DXは自律的な最適化モデルへの転換
最近はデジタルトランスフォーメーション(DX)という言葉が頻繁に使われています。ではDXとは何か? 企業におけるDXとは、この加速するデジタル・ディスラプションの波に対して、自律的に最適化し続けるモデルへ転換していくことです。ここから先のデジタル化は終点ではなく、今後も加速し続けます。
今までの制約から解き放たれて、新しい形に変わらなければなりません。DXの核心は、固定観念や既存の制約からの突破であり、その本質は、世代交代であると思います。ここ30年間、日本企業は本質的な世代交代をしていません。社内でだけ人を育て、その人がリーダーになるのであれば本質的な世代交代とは言えません。今ありとあらゆるものが世代交代しようとしています。さらに新型コロナ感染症で加速しています。世代交代をしていけば必ず革新が起きます。多くの企業は永遠を目指してつくられています。社会の中で長く貢献したいという創業者の強い思いですが、強固になるほど、形だけを残して死に絶える可能性があります。

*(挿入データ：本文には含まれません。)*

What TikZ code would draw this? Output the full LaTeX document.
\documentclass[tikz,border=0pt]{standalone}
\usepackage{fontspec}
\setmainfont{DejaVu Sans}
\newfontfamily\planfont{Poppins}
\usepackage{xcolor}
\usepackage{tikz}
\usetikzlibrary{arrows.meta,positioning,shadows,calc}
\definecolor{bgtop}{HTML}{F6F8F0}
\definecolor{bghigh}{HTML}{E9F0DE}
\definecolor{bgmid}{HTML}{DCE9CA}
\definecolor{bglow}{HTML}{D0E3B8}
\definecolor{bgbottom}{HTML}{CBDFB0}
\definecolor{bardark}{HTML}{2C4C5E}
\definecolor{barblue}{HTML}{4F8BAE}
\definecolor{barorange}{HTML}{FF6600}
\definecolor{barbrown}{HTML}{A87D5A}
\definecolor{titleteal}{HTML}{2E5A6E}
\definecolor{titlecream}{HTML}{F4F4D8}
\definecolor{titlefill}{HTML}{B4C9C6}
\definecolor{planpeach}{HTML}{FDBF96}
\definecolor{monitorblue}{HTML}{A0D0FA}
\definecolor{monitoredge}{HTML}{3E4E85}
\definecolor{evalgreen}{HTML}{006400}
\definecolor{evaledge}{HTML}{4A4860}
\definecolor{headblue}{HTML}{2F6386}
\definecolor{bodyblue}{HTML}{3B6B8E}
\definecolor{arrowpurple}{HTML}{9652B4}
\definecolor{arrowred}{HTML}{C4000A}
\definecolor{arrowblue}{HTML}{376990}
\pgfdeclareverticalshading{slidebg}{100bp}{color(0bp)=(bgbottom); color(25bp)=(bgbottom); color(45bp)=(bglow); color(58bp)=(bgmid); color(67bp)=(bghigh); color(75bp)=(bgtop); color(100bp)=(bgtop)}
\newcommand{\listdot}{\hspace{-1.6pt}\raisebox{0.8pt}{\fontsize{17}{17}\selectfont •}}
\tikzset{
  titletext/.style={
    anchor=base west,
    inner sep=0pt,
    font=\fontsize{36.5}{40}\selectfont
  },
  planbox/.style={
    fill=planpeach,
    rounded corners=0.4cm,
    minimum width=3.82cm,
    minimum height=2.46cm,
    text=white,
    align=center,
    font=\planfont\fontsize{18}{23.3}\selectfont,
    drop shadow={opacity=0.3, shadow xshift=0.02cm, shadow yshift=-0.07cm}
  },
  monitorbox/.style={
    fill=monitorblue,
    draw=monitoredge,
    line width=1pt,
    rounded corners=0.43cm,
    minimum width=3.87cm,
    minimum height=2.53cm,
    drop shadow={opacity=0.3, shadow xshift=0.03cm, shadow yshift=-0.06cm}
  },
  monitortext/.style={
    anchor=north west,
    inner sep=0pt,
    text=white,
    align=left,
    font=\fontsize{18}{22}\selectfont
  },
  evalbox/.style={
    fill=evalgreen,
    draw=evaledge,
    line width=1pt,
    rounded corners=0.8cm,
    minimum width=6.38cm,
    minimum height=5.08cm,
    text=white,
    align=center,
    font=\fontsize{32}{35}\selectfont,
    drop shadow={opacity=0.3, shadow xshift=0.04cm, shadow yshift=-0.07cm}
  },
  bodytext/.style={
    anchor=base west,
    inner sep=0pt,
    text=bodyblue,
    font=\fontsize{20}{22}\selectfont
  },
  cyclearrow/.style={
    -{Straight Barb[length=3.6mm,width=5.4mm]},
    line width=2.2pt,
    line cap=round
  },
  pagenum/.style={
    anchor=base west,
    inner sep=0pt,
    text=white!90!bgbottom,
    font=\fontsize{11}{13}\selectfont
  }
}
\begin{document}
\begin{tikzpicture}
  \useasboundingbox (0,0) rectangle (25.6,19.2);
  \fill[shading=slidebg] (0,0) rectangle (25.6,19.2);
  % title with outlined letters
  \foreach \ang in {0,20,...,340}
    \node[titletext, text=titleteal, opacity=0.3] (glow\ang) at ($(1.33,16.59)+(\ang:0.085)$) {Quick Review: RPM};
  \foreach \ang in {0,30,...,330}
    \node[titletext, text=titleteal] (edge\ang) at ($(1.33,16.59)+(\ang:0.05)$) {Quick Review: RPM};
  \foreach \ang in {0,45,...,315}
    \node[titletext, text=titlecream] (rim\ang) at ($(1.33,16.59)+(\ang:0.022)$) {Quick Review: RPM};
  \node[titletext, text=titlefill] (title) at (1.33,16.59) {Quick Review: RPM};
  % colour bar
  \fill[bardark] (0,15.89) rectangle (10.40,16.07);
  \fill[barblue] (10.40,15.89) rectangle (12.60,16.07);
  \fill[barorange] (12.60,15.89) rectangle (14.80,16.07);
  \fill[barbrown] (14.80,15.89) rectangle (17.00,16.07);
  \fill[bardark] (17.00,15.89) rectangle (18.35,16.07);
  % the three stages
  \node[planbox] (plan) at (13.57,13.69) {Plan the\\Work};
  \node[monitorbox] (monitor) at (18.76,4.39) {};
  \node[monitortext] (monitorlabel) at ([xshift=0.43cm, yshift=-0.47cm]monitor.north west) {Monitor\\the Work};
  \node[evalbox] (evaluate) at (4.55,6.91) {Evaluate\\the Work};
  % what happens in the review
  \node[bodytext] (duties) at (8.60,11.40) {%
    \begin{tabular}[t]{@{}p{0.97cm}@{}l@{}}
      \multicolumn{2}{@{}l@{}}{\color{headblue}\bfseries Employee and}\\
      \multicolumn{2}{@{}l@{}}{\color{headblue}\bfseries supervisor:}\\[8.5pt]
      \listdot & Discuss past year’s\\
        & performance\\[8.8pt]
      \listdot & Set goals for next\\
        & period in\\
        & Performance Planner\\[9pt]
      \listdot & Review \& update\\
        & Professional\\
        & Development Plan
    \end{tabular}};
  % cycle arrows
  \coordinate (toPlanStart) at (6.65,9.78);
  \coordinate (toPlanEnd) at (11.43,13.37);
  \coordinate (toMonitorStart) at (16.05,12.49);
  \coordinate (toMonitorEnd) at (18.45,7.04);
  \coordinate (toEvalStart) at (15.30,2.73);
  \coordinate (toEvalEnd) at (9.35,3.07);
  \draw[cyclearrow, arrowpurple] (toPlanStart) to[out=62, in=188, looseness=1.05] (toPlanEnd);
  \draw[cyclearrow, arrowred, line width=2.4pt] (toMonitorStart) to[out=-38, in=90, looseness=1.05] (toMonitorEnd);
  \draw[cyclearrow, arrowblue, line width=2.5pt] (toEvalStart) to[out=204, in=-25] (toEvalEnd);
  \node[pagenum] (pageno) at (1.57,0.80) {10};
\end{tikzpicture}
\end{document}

しかし、日本には良い例があります。それは伊勢神宮です。伊勢神宮は千年経っても生き続けている組織です。生き続けている組織がしていることは「式年遷宮」です。これは20年に一度、内宮、外宮を完全に作り変えるというものです。永遠に生きるために必要なプロセスの中に「終わり」「死」が組み込まれています。だからこそ永続していく。永遠を目指せば必ず世代交代をしなければならないという例です。
未来のかたちを考える
未来がどういう風に実現するかを近い将来から考えてみましょう。
2020年からVirgin Galacticは宇宙飛行を商用サービスとして始めています。6人が乗ることができて、一席2,600万円程度です。

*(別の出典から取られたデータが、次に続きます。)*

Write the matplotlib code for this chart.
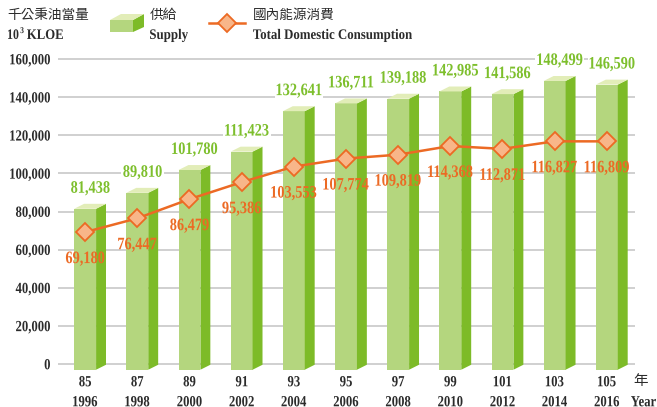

SpaceX社は今、衛星軌道上に現在で700機以上の衛星を打ち上げています。今後十数年に何万機という衛星が地球上を覆い尽くすようになり、世界中がハイスピードインターネットで覆われるようになります。/p>
農業生産が本格的に工業化していくのはおよそ5年後と言われています。また海洋資源も養殖の工業化などが進められています。
空飛ぶタクシーの実現も、今後5年から10年の間と言われています。実用化について国交省、経産省は東京上空で2023年には飛べるようにすると公約しています。

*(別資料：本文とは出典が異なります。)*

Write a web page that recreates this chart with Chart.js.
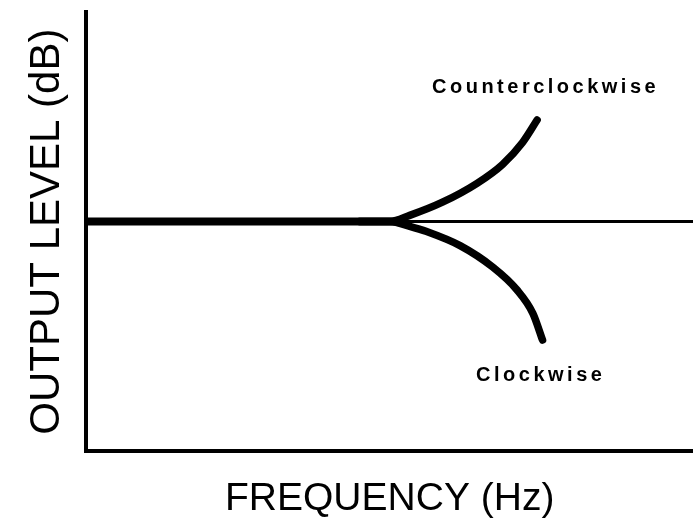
<!DOCTYPE html>
<html>
<head>
<meta charset="utf-8">
<script src="https://cdn.jsdelivr.net/npm/chart.js@4"></script>
<style>
  html, body { margin: 0; padding: 0; background: #fff; }
  #wrap { width: 693px; height: 525px; }
</style>
</head>
<body>
<div id="wrap"><canvas id="chart"></canvas></div>
<script>
  // Flat response (thick part), reference level and the two diverging curves
  const flatX = [0, 51.5];
  const flatY = [52.3, 52.3];
  const refX = [0, 100];
  const refY = [52.3, 52.3];
  const ccwX = [45.0, 50.0, 53.3, 58.7, 64.4, 68.6, 71.9, 74.3];
  const ccwY = [52.3, 52.3, 53.7, 56.7, 61.0, 65.3, 70.3, 75.4];
  const cwX = [45.0, 50.0, 53.3, 56.1, 61.6, 67.0, 71.0, 73.6, 75.2];
  const cwY = [52.3, 52.3, 51.2, 50.0, 46.8, 41.9, 36.7, 31.4, 25.3];

  const labelText = ['Counterclockwise', 'Clockwise'];
  const labelX = [75.7, 74.9];
  const labelY = [82.9, 17.3];

  const pts = (xs, ys) => xs.map((x, i) => ({ x: x, y: ys[i] }));

  const curveLabels = {
    id: 'curveLabels',
    afterDatasetsDraw(chart) {
      const ctx = chart.ctx;
      const xs = chart.scales.x, ys = chart.scales.y;
      ctx.save();
      ctx.fillStyle = '#000';
      ctx.font = 'bold 20px "Liberation Sans", Arial, sans-serif';
      ctx.letterSpacing = '3.5px';
      ctx.textAlign = 'center';
      ctx.textBaseline = 'middle';
      labelText.forEach((t, i) => {
        ctx.fillText(t, xs.getPixelForValue(labelX[i]), ys.getPixelForValue(labelY[i]));
      });
      ctx.restore();
    }
  };

  const line = (data, w) => ({
    data: data,
    showLine: true,
    borderColor: '#000',
    borderWidth: w,
    pointRadius: 0,
    borderCapStyle: 'round',
    cubicInterpolationMode: 'monotone'
  });

  new Chart(document.getElementById('chart'), {
    type: 'scatter',
    data: {
      datasets: [
        line(pts(refX, refY), 3),
        line(pts(flatX, flatY), 8),
        line(pts(ccwX, ccwY), 7.5),
        line(pts(cwX, cwY), 7.5)
      ]
    },
    options: {
      responsive: true,
      maintainAspectRatio: false,
      animation: false,
      layout: { padding: { top: 12, right: 0, bottom: 2, left: 22 } },
      plugins: { legend: { display: false }, tooltip: { enabled: false } },
      scales: {
        x: {
          type: 'linear', min: 0, max: 100,
          grid: { display: false, drawTicks: false },
          border: { display: true, color: '#000', width: 4 },
          ticks: { display: false },
          title: {
            display: true, text: 'FREQUENCY (Hz)', color: '#000',
            font: { family: '"Liberation Sans", Arial, sans-serif', size: 39 },
            padding: { top: 25, bottom: 0 }
          }
        },
        y: {
          type: 'linear', min: 0, max: 100,
          grid: { display: false, drawTicks: false },
          border: { display: true, color: '#000', width: 4 },
          ticks: { display: false },
          title: {
            display: true, text: 'OUTPUT LEVEL (dB)', color: '#000',
            font: { family: '"Liberation Sans", Arial, sans-serif', size: 42 },
            padding: { top: 0, bottom: 14 }
          }
        }
      }
    },
    plugins: [curveLabels]
  });
</script>
</body>
</html>
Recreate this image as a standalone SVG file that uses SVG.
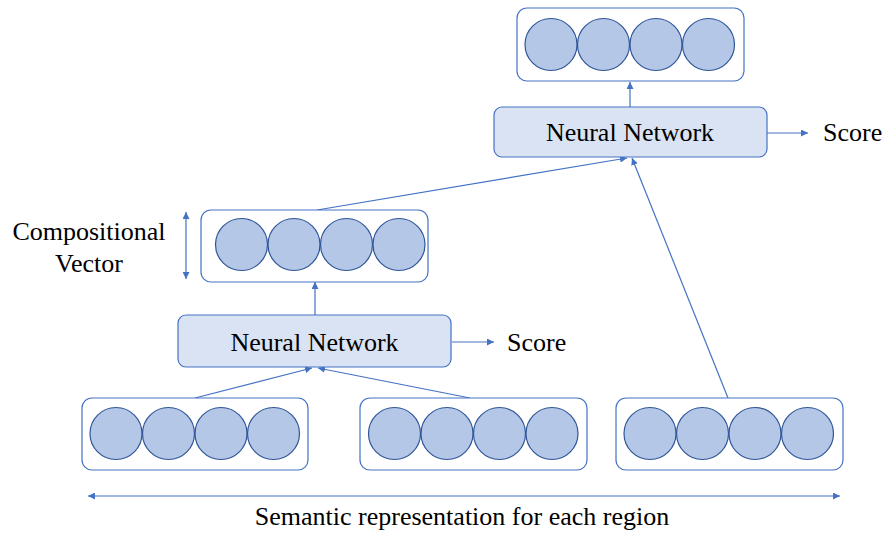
<svg xmlns="http://www.w3.org/2000/svg" width="886" height="535" viewBox="0 0 886 535">
<style>
.vec{fill:#fff;stroke:#4472c4;stroke-width:1.2}
.nn{fill:#dae3f3;stroke:#4472c4;stroke-width:1.2}
.c{fill:#b4c7e7;stroke:#2f5597;stroke-width:1.2}
.ln{stroke:#4472c4;stroke-width:1.2;fill:none}
.t{font-family:'Liberation Serif','DejaVu Serif',serif;font-size:26px;fill:#000}
</style>
<defs>
<marker id="ah" viewBox="0 0 10 10" refX="10" refY="5" markerWidth="7" markerHeight="7" markerUnits="userSpaceOnUse" orient="auto-start-reverse">
<path d="M0,0 L10,5 L0,10 z" fill="#4472c4"/>
</marker>
</defs>
<rect width="886" height="535" fill="#fff"/>
<g id="connectors">
<line class="ln" x1="630" y1="107" x2="630" y2="82" marker-end="url(#ah)"/>
<line class="ln" x1="767" y1="133" x2="808" y2="133" marker-end="url(#ah)"/>
<line class="ln" x1="315" y1="315" x2="315" y2="282" marker-end="url(#ah)"/>
<line class="ln" x1="452" y1="342" x2="494" y2="342" marker-end="url(#ah)"/>
<line class="ln" x1="195" y1="398" x2="312" y2="368" marker-end="url(#ah)"/>
<line class="ln" x1="470" y1="398" x2="318" y2="368" marker-end="url(#ah)"/>
<line class="ln" x1="317" y1="210" x2="627" y2="158" marker-end="url(#ah)"/>
<line class="ln" x1="728" y1="398" x2="632" y2="158" marker-end="url(#ah)"/>
<line class="ln" x1="186" y1="212" x2="186" y2="279" marker-start="url(#ah)" marker-end="url(#ah)"/>
<line class="ln" x1="88" y1="496" x2="840" y2="496" marker-start="url(#ah)" marker-end="url(#ah)"/>
</g>
<g id="top-vector">
<rect class="vec" x="517" y="8" width="227" height="73" rx="10"/>
<circle class="c" cx="551" cy="44.5" r="26"/>
<circle class="c" cx="603.5" cy="44.5" r="26"/>
<circle class="c" cx="656" cy="44.5" r="26"/>
<circle class="c" cx="708.5" cy="44.5" r="26"/>
</g>
<g id="top-nn">
<rect class="nn" x="494" y="107" width="273" height="50" rx="8"/>
<text class="t" x="630" y="141" text-anchor="middle">Neural Network</text>
</g>
<g id="top-score"><text class="t" x="823" y="141">Score</text></g>
<g id="comp-vector">
<rect class="vec" x="201" y="210" width="227" height="72" rx="10"/>
<circle class="c" cx="241.5" cy="244.5" r="26"/>
<circle class="c" cx="294" cy="244.5" r="26"/>
<circle class="c" cx="346.5" cy="244.5" r="26"/>
<circle class="c" cx="399" cy="244.5" r="26"/>
</g>
<g id="comp-label">
<text class="t" x="89" y="240" text-anchor="middle">Compositional</text>
<text class="t" x="89" y="272" text-anchor="middle">Vector</text>
</g>
<g id="low-nn">
<rect class="nn" x="178" y="315" width="273" height="52" rx="8"/>
<text class="t" x="314.5" y="351" text-anchor="middle">Neural Network</text>
</g>
<g id="low-score"><text class="t" x="507" y="351">Score</text></g>
<g id="region1">
<rect class="vec" x="82" y="398" width="226" height="72" rx="10"/>
<circle class="c" cx="116" cy="433.5" r="26"/>
<circle class="c" cx="168.5" cy="433.5" r="26"/>
<circle class="c" cx="221" cy="433.5" r="26"/>
<circle class="c" cx="273.5" cy="433.5" r="26"/>
</g>
<g id="region2">
<rect class="vec" x="360" y="398" width="227" height="72" rx="10"/>
<circle class="c" cx="394.5" cy="433.5" r="26"/>
<circle class="c" cx="447" cy="433.5" r="26"/>
<circle class="c" cx="499.5" cy="433.5" r="26"/>
<circle class="c" cx="552" cy="433.5" r="26"/>
</g>
<g id="region3">
<rect class="vec" x="616" y="398" width="227" height="72" rx="10"/>
<circle class="c" cx="650" cy="433.5" r="26"/>
<circle class="c" cx="702.5" cy="433.5" r="26"/>
<circle class="c" cx="755" cy="433.5" r="26"/>
<circle class="c" cx="807.5" cy="433.5" r="26"/>
</g>
<g id="bottom-label">
<text class="t" x="462" y="525" text-anchor="middle">Semantic representation for each region</text>
</g>
</svg>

脳とネットが直接、繋がるのは2030年代の後半と言われています。イーロン・マスク氏は、脳インターフェイス「Neuralink」というものを使って、脳の中にセンサーを入れて、直接データをやり取りするような実験を、人間を使って始めると言っています。
スーパーハイテクシティの登場は20年後と言われています。トヨタが「Woven City」(実証都市)を静岡県内に建設すると発表しました。すでに中国やインドでは新しい都市が100以上作られています。そこで新たな実験が次から次へと行われています。
これらの未来像はシンギュラリティユニバーシティの「未来への道のり」にまとめられています。ここから先の10年、20年の間に劇的な変化が私たちのもとに訪れます。また2020年の5月に経団連が『Digital Transformation(DX) ―価値の協創で未来をひらく-』というレポートを出しています。